Retailers have started reviewing prices downwards following a similar move by manufacturers who are reducing prices for goods supplied using forward pricing models, in response to falling consumer demand due to the prevailing liquidity crunch.
Most producers had supplied goods using the forward pricing models to hedge currency depreciation, but interventions by authorities to stabilise the exchange rate and reign inflation have created a liquidity crunch that is diminishing buying power.
Prices that were set using the forward pricing models have put products beyond the reach of many consumers, resulting in retailers and manufacturers holding huge stocks.
Some suppliers are now issuing credit notes to retailers so that they can reduce their prices. A credit note is a document that corrects a mistake on an order or an invoice, or refunds an amount paid for products or services. Retailers are being given a choice either to be refunded or to get products worth the value of the note.
“Retailers are now holding too much stock because no one is buying; it’s a combination of high prices because the suppliers had used forward costing models; and the prevailing liquidity crunch,” said one executive with a leading retail chain.

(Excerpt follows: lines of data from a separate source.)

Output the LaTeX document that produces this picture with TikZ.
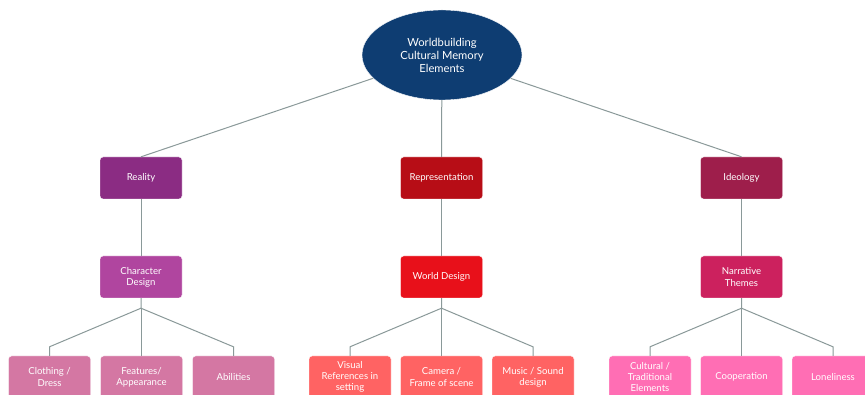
\documentclass[tikz,border=0pt]{standalone}
\usepackage{fontspec}
\setmainfont{Lato}
\usetikzlibrary{shapes.geometric,calc}
\definecolor{rootc}{HTML}{0E3D72}
\definecolor{realc}{HTML}{8B2C83}
\definecolor{repc}{HTML}{B70D16}
\definecolor{ideoc}{HTML}{9E1E4B}
\definecolor{charc}{HTML}{B0459F}
\definecolor{worldc}{HTML}{E8101A}
\definecolor{narrc}{HTML}{CC215E}
\definecolor{leafa}{HTML}{D477A3}
\definecolor{leafb}{HTML}{FF6363}
\definecolor{leafc}{HTML}{FF6EB4}
\definecolor{linec}{HTML}{8A9999}
\begin{document}
\begin{tikzpicture}[x=1pt,y=-1pt,
  box/.style={rectangle,rounded corners=3pt,minimum width=82pt,minimum height=42pt,
    inner sep=1pt,align=center,text=white,font=\fontsize{9.6}{11.2}\selectfont,draw=white,line width=0.4pt},
  conn/.style={draw=linec,line width=1pt}]
\clip (0,0) rectangle (865,395);
\fill[white] (0,0) rectangle (865,395);
\node[ellipse,fill=rootc,draw=white,minimum width=160pt,minimum height=90pt,inner sep=0pt,
  align=center,text=white,font=\fontsize{11.2}{13}\selectfont] (root) at (442,55)
  {Worldbuilding\\Cultural Memory\\Elements};
% level 1
\node[box,fill=realc] (real) at (141,178) {Reality};
\node[box,fill=repc] (rep) at (441.5,178) {Representation};
\node[box,fill=ideoc] (ideo) at (741.5,178) {Ideology};
% level 2
\node[box,fill=charc] (char) at (141,277) {Character\\Design};
\node[box,fill=worldc] (world) at (441.5,277) {World Design};
\node[box,fill=narrc] (narr) at (741.5,277) {Narrative\\Themes};
% level 3
\node[box,fill=leafa] (c1) at (49.5,377) {Clothing /\\Dress};
\node[box,fill=leafa] (c2) at (141.5,377) {Features/\\Appearance};
\node[box,fill=leafa] (c3) at (233.5,377) {Abilities};
\node[box,fill=leafb] (w1) at (350,377) {Visual\\References in\\setting};
\node[box,fill=leafb] (w2) at (441.5,377) {Camera /\\Frame of scene};
\node[box,fill=leafb] (w3) at (533,377) {Music / Sound\\design};
\node[box,fill=leafc] (n1) at (650,377) {Cultural /\\Traditional\\Elements};
\node[box,fill=leafc] (n2) at (741.5,377) {Cooperation};
\node[box,fill=leafc] (n3) at (833,377) {Loneliness};
% connectors
\draw[conn] (root) -- (real.north);
\draw[conn] (root) -- (rep.north);
\draw[conn] (root) -- (ideo.north);
\draw[conn] (real) -- (char);
\draw[conn] (rep) -- (world);
\draw[conn] (ideo) -- (narr);
\foreach \p/\a/\b/\c in {char/c1/c2/c3, world/w1/w2/w3, narr/n1/n2/n3}{
  \coordinate (f) at ($(\p.south)+(0,10)$);
  \draw[conn] (\p.south) -- (f) -- ($(\a.north)+(0,-9)$) -- (\a.north);
  \draw[conn] (f) -- (f -| \b.north) -- (\b.north);
  \draw[conn] (f) -- ($(\c.north)+(0,-9)$) -- (\c.north);
}
\end{tikzpicture}
\end{document}
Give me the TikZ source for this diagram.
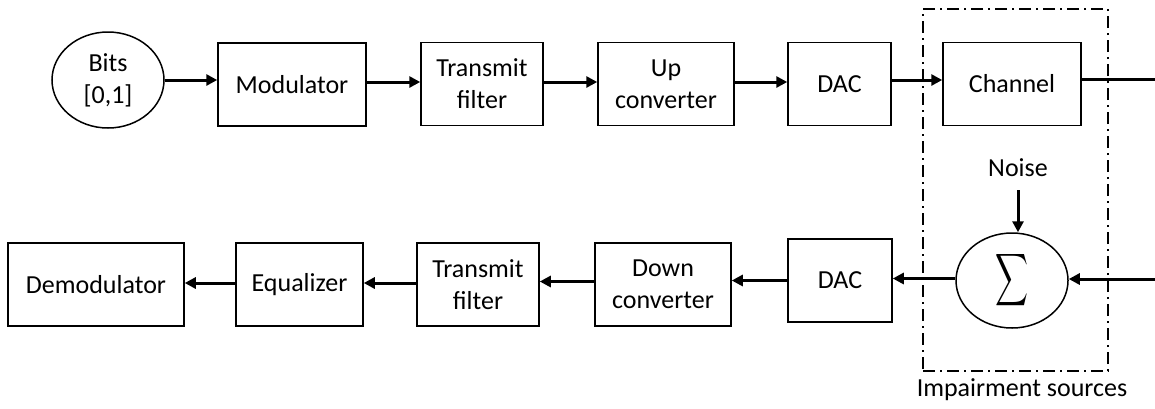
\documentclass[tikz,border=0pt]{standalone}
\usepackage{fontspec}
\usepackage{graphicx}
\setmainfont{Carlito}
\usetikzlibrary{arrows.meta,shapes.geometric}
\begin{document}
\begin{tikzpicture}[x=1pt,y=-1pt,
  blk/.style={draw,line width=1.5pt,rectangle,minimum height=83pt,inner sep=0pt,align=center,font=\fontsize{26}{32}\selectfont},
  oval/.style={draw,line width=1.5pt,ellipse,inner sep=0pt,align=center,font=\fontsize{26}{32}\selectfont},
  conn/.style={line width=3pt,-{Triangle[length=11pt,width=11pt]}},
  plain/.style={line width=3pt},
  lbl/.style={font=\fontsize{26}{32}\selectfont,inner sep=0pt},
  frame/.style={draw,line width=2pt,dash pattern=on 12pt off 5pt on 2pt off 5pt,inner sep=0pt}
]
\useasboundingbox (0,0) rectangle (1155,408);
% top row
\node[oval,minimum width=112pt,minimum height=96pt] (bits) at (108,80) {Bits\\{[0,1]}};
\node[blk,minimum width=148pt] (mod) at (292,84.5) {Modulator};
\node[blk,minimum width=122pt] (tf1) at (482,84) {Transmit\\filter};
\node[blk,minimum width=136pt] (up) at (666,84) {Up\\converter};
\node[blk,minimum width=103pt] (dac1) at (839.5,84) {DAC};
\node[blk,minimum width=138pt] (chan) at (1012,84) {Channel};
% bottom row
\node[blk,minimum width=176pt] (demod) at (96,284.5) {Demodulator};
\node[blk,minimum width=127pt] (eq) at (299.5,284.5) {Equalizer};
\node[blk,minimum width=122pt] (tf2) at (478,284.5) {Transmit\\filter};
\node[blk,minimum width=136pt] (down) at (663,284.5) {Down\\converter};
\node[blk,minimum width=104pt] (dac2) at (840,280.5) {DAC};
\node[oval,minimum width=112pt,minimum height=95pt] (sum) at (1012,280.5) {\resizebox{33pt}{52pt}{$\displaystyle\sum$}};
\node[lbl] (noise) at (1018,168) {Noise};
% impairment frame
\node[frame,minimum width=185pt,minimum height=362pt] (imp) at (1015.5,190) {};
\node[lbl] (implbl) at (1022,390) {Impairment sources};
% free ends
\coordinate (outR) at (1155,79);
\coordinate (inR) at (1155,279);
\coordinate (nz) at (1018,190);
% connectors top
\draw[conn] (bits.east) -- (bits.east -| mod.west);
\draw[conn] ([yshift=2.5pt]mod.east) -- ([yshift=2.5pt]mod.east -| tf1.west);
\draw[conn] ([yshift=2pt]tf1.east) -- ([yshift=2pt]tf1.east -| up.west);
\draw[conn] ([yshift=2pt]up.east) -- ([yshift=2pt]up.east -| dac1.west);
\draw[conn] ([yshift=4pt]dac1.east) -- ([yshift=4pt]dac1.east -| chan.west);
\draw[plain] (outR -| chan.east) -- (outR);
% connectors bottom
\draw[conn] (inR) -- (inR -| sum.east);
\draw[conn] ([yshift=2pt]sum.west) -- ([yshift=2pt]sum.west -| dac2.east);
\draw[conn] (dac2.west) -- (dac2.west -| down.east);
\draw[conn] ([yshift=3pt]down.west) -- ([yshift=3pt]down.west -| tf2.east);
\draw[conn] ([yshift=1.5pt]tf2.west) -- ([yshift=1.5pt]tf2.west -| eq.east);
\draw[conn] ([yshift=1.5pt]eq.west) -- ([yshift=1.5pt]eq.west -| demod.east);
\draw[conn] (nz) -- (nz |- sum.north);
\end{tikzpicture}
\end{document}
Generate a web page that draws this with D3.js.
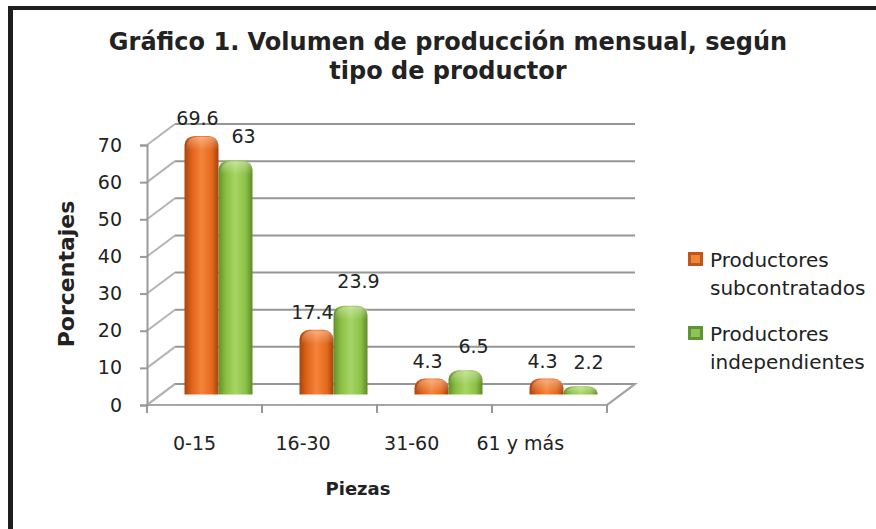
<!DOCTYPE html>
<html>
<head>
<meta charset="utf-8">
<script src="https://cdn.jsdelivr.net/npm/d3@7"></script>
<style>
  body { margin: 0; background: #fff; }
  text { font-family: "DejaVu Sans", Verdana, sans-serif; fill: #222; }
</style>
</head>
<body>
<div id="chart"></div>
<script>
// Data
var categories = ["0-15", "16-30", "31-60", "61 y más"];
var seriesNames = ["Productores subcontratados", "Productores independientes"];
var subcontratados = [69.6, 17.4, 4.3, 4.3];
var independientes = [63, 23.9, 6.5, 2.2];
var yTicks = [0, 10, 20, 30, 40, 50, 60, 70];

//Width and height
var w = 876;
var h = 529;

// 3d depth offset of the back wall
var depthX = 28, depthY = -21;

var svg = d3.select("#chart").append("svg")
  .attr("width", w)
  .attr("height", h);

svg.append("rect").attr("width", w).attr("height", h).attr("fill", "#fff");

//Frame (only top and left are visible)
svg.append("rect").attr("x", 8).attr("y", 6).attr("width", w - 8).attr("height", 4).attr("fill", "#1e1e1e");
svg.append("rect").attr("x", 8).attr("y", 6).attr("width", 5).attr("height", h - 6).attr("fill", "#1e1e1e");

//Scales
var xScale = d3.scaleBand()
  .domain(categories)
  .range([147, 607])
  .padding(0);

var yScale = d3.scaleLinear()
  .domain([0, 70])
  .range([405, 145]);

var series = [
  { name: seriesNames[0], values: subcontratados, key: "orange" },
  { name: seriesNames[1], values: independientes, key: "green" }
];

//Gradients
var defs = svg.append("defs");
var grads = {
  orange: [["0%", "#a9440b"], ["22%", "#e0641a"], ["50%", "#f5843a"], ["80%", "#e46a1d"], ["100%", "#a5430d"]],
  green: [["0%", "#648f2a"], ["22%", "#8bbf43"], ["50%", "#a7d565"], ["80%", "#8cc146"], ["100%", "#5f8a28"]]
};
Object.keys(grads).forEach(function(k){
  var g = defs.append("linearGradient").attr("id", "g-" + k)
    .attr("x1", "0%").attr("x2", "100%").attr("y1", "0%").attr("y2", "0%");
  grads[k].forEach(function(s){
    g.append("stop").attr("offset", s[0]).attr("stop-color", s[1]);
  });
});
var capGrad = defs.append("linearGradient").attr("id", "cap")
  .attr("x1", "0%").attr("x2", "0%").attr("y1", "0%").attr("y2", "100%");
capGrad.append("stop").attr("offset", "0%").attr("stop-color", "#fff").attr("stop-opacity", 0.35);
capGrad.append("stop").attr("offset", "100%").attr("stop-color", "#fff").attr("stop-opacity", 0);

var x0 = xScale.range()[0], x1 = xScale.range()[1];

//Floor
svg.append("path")
  .attr("d", "M" + x0 + "," + yScale(0) + "L" + x1 + "," + yScale(0) +
    "L" + (x1 + depthX) + "," + (yScale(0) + depthY) + "L" + (x0 + depthX) + "," + (yScale(0) + depthY) + "Z")
  .attr("fill", "#fff")
  .attr("stroke", "#a6a6a6")
  .attr("stroke-width", 2);

//Back wall gridlines
svg.selectAll("line.grid")
  .data(yTicks)
  .enter()
  .append("line")
  .attr("class", "grid")
  .attr("x1", x0 + depthX)
  .attr("x2", x1 + depthX)
  .attr("y1", function(d){ return yScale(d) + depthY; })
  .attr("y2", function(d){ return yScale(d) + depthY; })
  .attr("stroke", "#969696")
  .attr("stroke-width", 2);

//Side wall diagonals
svg.selectAll("line.diag")
  .data(yTicks)
  .enter()
  .append("line")
  .attr("class", "diag")
  .attr("x1", x0)
  .attr("x2", x0 + depthX)
  .attr("y1", function(d){ return yScale(d); })
  .attr("y2", function(d){ return yScale(d) + depthY; })
  .attr("stroke", "#b4b4b4")
  .attr("stroke-width", 2);

//Right floor edge
svg.append("line")
  .attr("x1", x1).attr("y1", yScale(0))
  .attr("x2", x1 + depthX).attr("y2", yScale(0) + depthY)
  .attr("stroke", "#a6a6a6").attr("stroke-width", 2);

//Y axis (front)
var yAxis = d3.axisLeft(yScale).tickValues(yTicks).tickSize(7).tickPadding(18);
var gy = svg.append("g")
  .attr("class", "axis y")
  .attr("transform", "translate(" + x0 + ",0)")
  .call(yAxis);
gy.select(".domain").attr("stroke", "#999").attr("stroke-width", 2);
gy.selectAll(".tick line").attr("stroke", "#999").attr("stroke-width", 2);
gy.selectAll(".tick text")
  .style("font-family", "DejaVu Sans, Verdana, sans-serif")
  .style("font-size", "19px")
  .attr("fill", "#222");

//X axis (front)
var xAxis = d3.axisBottom(xScale).tickSize(0).tickFormat("");
var gx = svg.append("g")
  .attr("class", "axis x")
  .attr("transform", "translate(0," + yScale(0) + ")")
  .call(xAxis);
gx.select(".domain").remove();
svg.selectAll("line.xtick")
  .data(d3.range(categories.length + 1))
  .enter()
  .append("line")
  .attr("x1", function(i){ return x0 + i * xScale.bandwidth(); })
  .attr("x2", function(i){ return x0 + i * xScale.bandwidth(); })
  .attr("y1", yScale(0) - 1)
  .attr("y2", yScale(0) + 8)
  .attr("stroke", "#999")
  .attr("stroke-width", 2);

svg.selectAll("text.xlabel")
  .data(categories)
  .enter()
  .append("text")
  .attr("class", "xlabel")
  .attr("x", function(d, i){ return xScale(d) + xScale.bandwidth() / 2 - 10 - 6.4 * i; })
  .attr("y", 450)
  .attr("text-anchor", "middle")
  .style("font-size", "19px")
  .text(function(d){ return d; });

//Bars
var bw = 34;
function barX(cat, s){
  var c = xScale(cat) + xScale.bandwidth() / 2 + depthX / 2;
  return c - bw + s * bw;
}
function barPath(x, top, base){
  var hgt = base - top;
  var rx = 10, ry = Math.min(9, hgt * 0.8);
  return "M" + x + "," + base +
    "L" + x + "," + (top + ry) +
    "A" + rx + "," + ry + " 0 0 1 " + (x + rx) + "," + top +
    "L" + (x + bw - rx) + "," + top +
    "A" + rx + "," + ry + " 0 0 1 " + (x + bw) + "," + (top + ry) +
    "L" + (x + bw) + "," + base + "Z";
}

var base = yScale(0) + depthY / 2;

var groups = svg.selectAll("g.series")
  .data(series)
  .enter()
  .append("g")
  .attr("class", function(d){ return "series " + d.key; });

groups.each(function(sd, s){
  var g = d3.select(this);
  sd.values.forEach(function(v, i){
    var cat = categories[i];
    var x = barX(cat, s);
    var top = yScale(v) + depthY / 2;
    g.append("path")
      .attr("d", barPath(x, top, base))
      .attr("fill", "url(#g-" + sd.key + ")");
    g.append("path")
      .attr("d", barPath(x + 2, top + 1, Math.min(base, top + 14)))
      .attr("fill", "url(#cap)");
    g.append("text")
      .attr("x", x + bw / 2 + (s === 0 ? -4 : 8))
      .attr("y", top - (s === 0 ? 10.5 : 17.5))
      .attr("text-anchor", "middle")
      .style("font-size", "19px")
      .text(v);
  });
});

//Title
var title = svg.append("text")
  .attr("x", 448)
  .attr("text-anchor", "middle")
  .style("font-family", "'DejaVu Sans', sans-serif")
  .style("font-weight", "bold")
  .style("font-size", "24px")
  .attr("fill", "#1e1e1e");
title.append("tspan").attr("x", 448).attr("y", 50).text("Gráfico 1. Volumen de producción mensual, según");
title.append("tspan").attr("x", 448).attr("y", 79).text("tipo de productor");

//Axis titles
svg.append("text")
  .attr("transform", "translate(74,274) rotate(-90)")
  .attr("text-anchor", "middle")
  .style("font-weight", "bold")
  .style("font-size", "22px")
  .text("Porcentajes");

svg.append("text")
  .attr("x", 358)
  .attr("y", 495)
  .attr("text-anchor", "middle")
  .style("font-weight", "bold")
  .style("font-size", "18px")
  .text("Piezas");

//Legend
var legendColors = { orange: ["#c0561a", "#f0853a"], green: ["#5f9433", "#8cc456"] };
var legend = svg.selectAll("g.legend")
  .data(series)
  .enter()
  .append("g")
  .attr("class", "legend")
  .attr("transform", function(d, i){ return "translate(688," + (252 + i * 74) + ")"; });
legend.append("rect")
  .attr("width", 15).attr("height", 14)
  .attr("fill", function(d){ return legendColors[d.key][0]; });
legend.append("path")
  .attr("d", "M3,3L12,3L12,11L3,11Z")
  .attr("fill", function(d){ return legendColors[d.key][1]; });
legend.append("text")
  .attr("x", 22)
  .style("font-size", "20px")
  .each(function(d){
    var words = d.name.split(" ");
    d3.select(this).append("tspan").attr("x", 22).attr("y", 15).text(words[0]);
    d3.select(this).append("tspan").attr("x", 22).attr("y", 43).text(words[1]);
  });
</script>
</body>
</html>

Some of the policy interventions by the authorities to stabilise the exchange rate included raising the bank policy annual rate from 80 to 200 percent to curb speculative borrowing, which authorities blamed as the major cause of the inflation surge.
In July the Reserve Bank of Zimbabwe (RBZ) introduced gold coins with a view to providing an alternative vehicle that can be used to preserve value instead of US dollars.
The exchange rate on the black market has been falling while the rate of month-on-month inflation has been falling in the last two months, following a spike in June.
For two months now, the exchange rate on the parallel market has been largely stable, with occasional marginal drops. It is currently between 700 and 750 to the US dollar.
The interbank rate has been gaining and is seen converging with the black market rate.
The liquidity crunch has seen a steep sell-off on the Zimbabwe Stock Exchange, falling 20,34 percent since the beginning of September. Stocks have long been favoured by local investors seeking refuge from the sliding domestic currency and inflation.
“There is no liquidity and people holding stocks are selling,” a Harare-based stockbroker told Business Weekly. Also, in light of high-interest rates, borrowing is curtailed.”
“Demand critically low”
With demand for goods now “critically low” retailers are concerned about “deflation knocking”.
“It’s critical for authorities to increase injection of some liquidity on the market as the economy continues to contract,” Retailers Association of Zimbabwe Denford Mutashu told Business Weekly on Wednesday.
“The economic growth projections may be somewhat a mirage.
The velocity of money is key to any economy thriving to maintain its growth trajectory. There is a need to essentially balance the tight monetary trajectory with a necessity for effective demand,” he said.
Mutashu said customer traffic into formal shops had declined by an average of 35 percent and “it’s a real danger to the fiscus and business survival,” said Mutashu.
Harare-based economist, Victor Bhoroma, said the measures by the authorities yielded temporary price stability.
“It is true that prices are going down, consumer demand for fast moving consumer goods has slumped and the free-market exchange rate has retreated,” said Bhoroma.
“This is largely due to non-payment of government contractors and suppliers and the mopping of excess liquidity by the central bank through daily and weekly Negotiable Certificates of Deposits (NCDs) to commercial banks locally.”
However, he said the Government must provide basic public services and keep the economy running by paying living wages to civil servants, paying suppliers on time, settling debt and provide guarantees to ensure long term funding to public infrastructure construction or maintenance.
“The interventions will not replace the need for a market driven foreign exchange market and the need for the central bank to end all quasi-fiscal operations that lead to untenable money supply growth in the economy. Hence, it is necessary to give it time and assess Government sincerity to critical reforms that bring long term economic stability,” said Bhoroma.
The last Monetary Policy Meeting in August resolved to maintain the tight monetary policy stance to ensure sustained exchange rate
and inflation stability in the economy and keep the bank policy rate at 200 percent per annum and maintaining the medium-term accommodation interest rate at 100 percent per annum.